* _EXERCISE_: Take the listing from its first line through the line that contains "const yAxisLabel = 'Probability" and please retype those lines exactly, leaving out the pictures.

* _RECORDED DATA_:
[Begin]
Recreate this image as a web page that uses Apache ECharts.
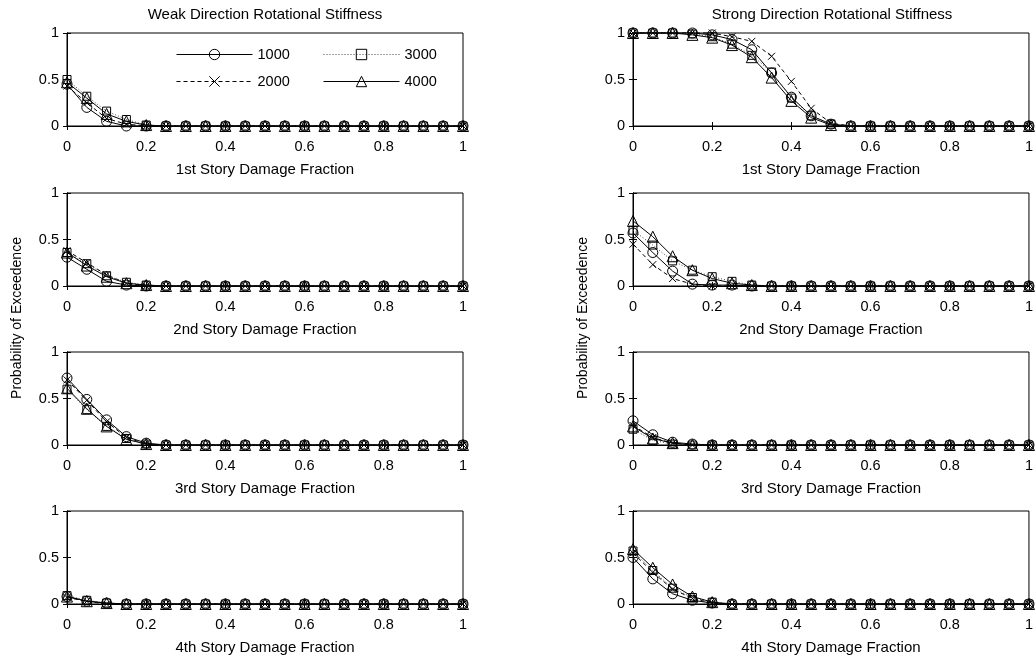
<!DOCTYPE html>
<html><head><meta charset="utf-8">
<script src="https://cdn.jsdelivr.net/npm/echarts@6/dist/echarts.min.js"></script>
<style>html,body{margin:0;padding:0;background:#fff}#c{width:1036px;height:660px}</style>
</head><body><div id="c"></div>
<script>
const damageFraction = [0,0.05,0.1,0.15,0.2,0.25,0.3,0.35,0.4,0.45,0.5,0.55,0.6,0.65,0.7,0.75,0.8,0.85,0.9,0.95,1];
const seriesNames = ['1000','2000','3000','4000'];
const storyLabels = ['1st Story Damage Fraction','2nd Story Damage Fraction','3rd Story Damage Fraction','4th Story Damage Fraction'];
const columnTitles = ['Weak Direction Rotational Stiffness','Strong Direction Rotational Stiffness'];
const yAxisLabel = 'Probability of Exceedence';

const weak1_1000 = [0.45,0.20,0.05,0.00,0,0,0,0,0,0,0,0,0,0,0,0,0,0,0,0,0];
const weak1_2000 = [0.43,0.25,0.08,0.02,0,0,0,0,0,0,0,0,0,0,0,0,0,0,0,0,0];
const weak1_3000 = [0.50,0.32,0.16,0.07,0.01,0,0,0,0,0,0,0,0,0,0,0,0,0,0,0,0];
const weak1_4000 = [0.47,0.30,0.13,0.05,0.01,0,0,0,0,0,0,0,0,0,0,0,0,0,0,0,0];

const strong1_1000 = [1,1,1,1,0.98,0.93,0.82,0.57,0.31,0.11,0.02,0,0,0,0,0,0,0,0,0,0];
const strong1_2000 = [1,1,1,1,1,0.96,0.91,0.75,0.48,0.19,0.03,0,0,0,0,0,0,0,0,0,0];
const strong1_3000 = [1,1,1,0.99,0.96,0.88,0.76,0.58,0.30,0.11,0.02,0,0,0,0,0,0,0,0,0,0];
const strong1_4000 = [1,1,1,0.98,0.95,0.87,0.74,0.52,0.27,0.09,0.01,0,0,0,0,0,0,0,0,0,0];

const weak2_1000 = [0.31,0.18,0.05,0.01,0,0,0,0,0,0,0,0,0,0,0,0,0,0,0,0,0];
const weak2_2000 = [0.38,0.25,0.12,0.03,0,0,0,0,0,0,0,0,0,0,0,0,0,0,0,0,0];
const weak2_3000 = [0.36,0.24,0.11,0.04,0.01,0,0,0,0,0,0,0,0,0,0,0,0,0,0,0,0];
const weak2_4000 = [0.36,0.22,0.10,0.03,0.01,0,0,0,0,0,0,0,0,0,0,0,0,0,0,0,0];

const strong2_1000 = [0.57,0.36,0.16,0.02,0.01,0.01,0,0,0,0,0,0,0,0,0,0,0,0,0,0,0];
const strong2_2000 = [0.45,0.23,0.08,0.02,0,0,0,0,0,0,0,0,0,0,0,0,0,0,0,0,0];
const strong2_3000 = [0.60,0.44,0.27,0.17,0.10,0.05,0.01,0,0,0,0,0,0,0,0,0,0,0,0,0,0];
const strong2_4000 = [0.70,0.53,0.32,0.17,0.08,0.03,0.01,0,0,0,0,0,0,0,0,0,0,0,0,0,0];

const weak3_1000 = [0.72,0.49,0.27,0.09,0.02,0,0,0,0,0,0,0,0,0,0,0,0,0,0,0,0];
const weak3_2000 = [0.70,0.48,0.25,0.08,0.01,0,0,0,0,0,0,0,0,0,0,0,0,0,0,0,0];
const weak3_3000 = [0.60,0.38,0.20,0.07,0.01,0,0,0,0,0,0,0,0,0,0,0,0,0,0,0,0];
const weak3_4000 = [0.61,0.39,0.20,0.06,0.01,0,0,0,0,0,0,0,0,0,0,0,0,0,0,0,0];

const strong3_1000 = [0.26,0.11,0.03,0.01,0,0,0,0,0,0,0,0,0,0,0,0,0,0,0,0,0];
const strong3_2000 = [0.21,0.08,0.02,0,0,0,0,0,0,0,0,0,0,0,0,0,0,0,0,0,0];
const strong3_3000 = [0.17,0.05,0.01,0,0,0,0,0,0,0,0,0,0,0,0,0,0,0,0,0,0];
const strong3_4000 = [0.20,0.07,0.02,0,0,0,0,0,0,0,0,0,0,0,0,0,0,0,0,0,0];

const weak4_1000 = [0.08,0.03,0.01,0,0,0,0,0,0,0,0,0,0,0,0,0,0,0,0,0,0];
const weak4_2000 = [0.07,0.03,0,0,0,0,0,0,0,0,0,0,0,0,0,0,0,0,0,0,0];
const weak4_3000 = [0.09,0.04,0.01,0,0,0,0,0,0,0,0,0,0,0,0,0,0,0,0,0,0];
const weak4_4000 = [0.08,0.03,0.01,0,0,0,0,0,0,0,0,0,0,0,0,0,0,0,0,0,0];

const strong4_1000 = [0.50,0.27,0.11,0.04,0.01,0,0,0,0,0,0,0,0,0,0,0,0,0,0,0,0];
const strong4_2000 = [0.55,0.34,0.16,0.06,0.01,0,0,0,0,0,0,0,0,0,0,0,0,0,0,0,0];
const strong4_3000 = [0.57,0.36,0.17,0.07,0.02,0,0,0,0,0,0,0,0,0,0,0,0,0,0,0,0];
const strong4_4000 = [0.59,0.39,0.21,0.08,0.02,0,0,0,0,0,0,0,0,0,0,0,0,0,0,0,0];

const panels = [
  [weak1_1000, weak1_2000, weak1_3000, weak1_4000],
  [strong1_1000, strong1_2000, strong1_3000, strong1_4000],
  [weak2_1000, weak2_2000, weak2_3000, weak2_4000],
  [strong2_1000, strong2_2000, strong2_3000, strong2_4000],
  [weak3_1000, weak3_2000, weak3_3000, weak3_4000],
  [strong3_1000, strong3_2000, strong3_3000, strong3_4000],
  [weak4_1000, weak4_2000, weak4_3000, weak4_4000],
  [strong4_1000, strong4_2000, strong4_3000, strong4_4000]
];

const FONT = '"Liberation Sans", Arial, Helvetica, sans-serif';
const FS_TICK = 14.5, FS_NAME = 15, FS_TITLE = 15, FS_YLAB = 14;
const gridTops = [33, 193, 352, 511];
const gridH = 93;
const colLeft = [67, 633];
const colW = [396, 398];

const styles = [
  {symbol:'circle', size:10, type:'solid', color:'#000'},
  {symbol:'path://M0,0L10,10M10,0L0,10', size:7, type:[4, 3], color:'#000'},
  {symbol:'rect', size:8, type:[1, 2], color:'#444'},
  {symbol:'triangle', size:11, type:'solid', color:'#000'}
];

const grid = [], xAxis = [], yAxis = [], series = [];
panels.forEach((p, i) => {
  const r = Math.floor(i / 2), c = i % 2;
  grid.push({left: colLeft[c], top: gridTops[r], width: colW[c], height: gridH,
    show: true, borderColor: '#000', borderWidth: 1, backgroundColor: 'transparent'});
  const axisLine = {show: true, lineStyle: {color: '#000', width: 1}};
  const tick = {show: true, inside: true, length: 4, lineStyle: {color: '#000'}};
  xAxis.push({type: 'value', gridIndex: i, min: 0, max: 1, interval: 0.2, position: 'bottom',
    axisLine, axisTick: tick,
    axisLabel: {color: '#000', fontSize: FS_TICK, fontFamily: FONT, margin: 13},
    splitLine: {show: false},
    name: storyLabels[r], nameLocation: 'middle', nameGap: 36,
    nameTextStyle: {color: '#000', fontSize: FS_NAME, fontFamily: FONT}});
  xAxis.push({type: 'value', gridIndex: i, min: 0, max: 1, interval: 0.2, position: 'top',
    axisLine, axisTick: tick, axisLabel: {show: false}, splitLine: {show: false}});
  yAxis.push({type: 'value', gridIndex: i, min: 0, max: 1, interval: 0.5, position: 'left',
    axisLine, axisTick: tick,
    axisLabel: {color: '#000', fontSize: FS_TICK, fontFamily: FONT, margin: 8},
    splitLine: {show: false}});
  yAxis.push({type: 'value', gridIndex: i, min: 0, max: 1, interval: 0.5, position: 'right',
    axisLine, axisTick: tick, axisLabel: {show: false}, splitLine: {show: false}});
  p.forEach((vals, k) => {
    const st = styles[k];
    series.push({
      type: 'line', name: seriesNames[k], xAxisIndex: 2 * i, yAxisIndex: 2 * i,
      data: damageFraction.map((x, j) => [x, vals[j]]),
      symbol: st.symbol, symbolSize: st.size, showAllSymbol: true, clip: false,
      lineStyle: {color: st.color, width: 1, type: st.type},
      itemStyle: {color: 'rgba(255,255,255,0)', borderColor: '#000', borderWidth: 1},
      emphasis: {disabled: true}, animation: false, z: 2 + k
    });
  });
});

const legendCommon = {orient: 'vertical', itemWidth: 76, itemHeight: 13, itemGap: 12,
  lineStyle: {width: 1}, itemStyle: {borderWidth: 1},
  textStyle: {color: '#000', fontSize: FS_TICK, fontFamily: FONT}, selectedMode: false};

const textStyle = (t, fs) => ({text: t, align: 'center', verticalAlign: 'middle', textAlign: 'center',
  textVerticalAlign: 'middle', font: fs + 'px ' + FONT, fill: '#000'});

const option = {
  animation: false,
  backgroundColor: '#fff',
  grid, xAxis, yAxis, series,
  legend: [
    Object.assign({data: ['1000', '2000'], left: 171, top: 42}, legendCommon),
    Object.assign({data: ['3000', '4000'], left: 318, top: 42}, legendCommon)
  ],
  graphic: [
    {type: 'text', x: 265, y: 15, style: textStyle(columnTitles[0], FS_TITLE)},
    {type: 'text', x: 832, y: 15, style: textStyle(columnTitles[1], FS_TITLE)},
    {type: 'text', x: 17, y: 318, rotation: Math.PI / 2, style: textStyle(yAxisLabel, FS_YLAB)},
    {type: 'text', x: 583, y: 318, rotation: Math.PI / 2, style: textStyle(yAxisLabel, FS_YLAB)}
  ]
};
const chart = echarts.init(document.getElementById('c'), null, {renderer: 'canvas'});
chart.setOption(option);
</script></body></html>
[End]
* _CORRECT ANSWER_:
Recreate this image as a web page that uses Apache ECharts.
<!DOCTYPE html>
<html><head><meta charset="utf-8">
<script src="https://cdn.jsdelivr.net/npm/echarts@6/dist/echarts.min.js"></script>
<style>html,body{margin:0;padding:0;background:#fff}#c{width:1036px;height:660px}</style>
</head><body><div id="c"></div>
<script>
const damageFraction = [0,0.05,0.1,0.15,0.2,0.25,0.3,0.35,0.4,0.45,0.5,0.55,0.6,0.65,0.7,0.75,0.8,0.85,0.9,0.95,1];
const seriesNames = ['1000','2000','3000','4000'];
const storyLabels = ['1st Story Damage Fraction','2nd Story Damage Fraction','3rd Story Damage Fraction','4th Story Damage Fraction'];
const columnTitles = ['Weak Direction Rotational Stiffness','Strong Direction Rotational Stiffness'];
const yAxisLabel = 'Probability of Exceedence';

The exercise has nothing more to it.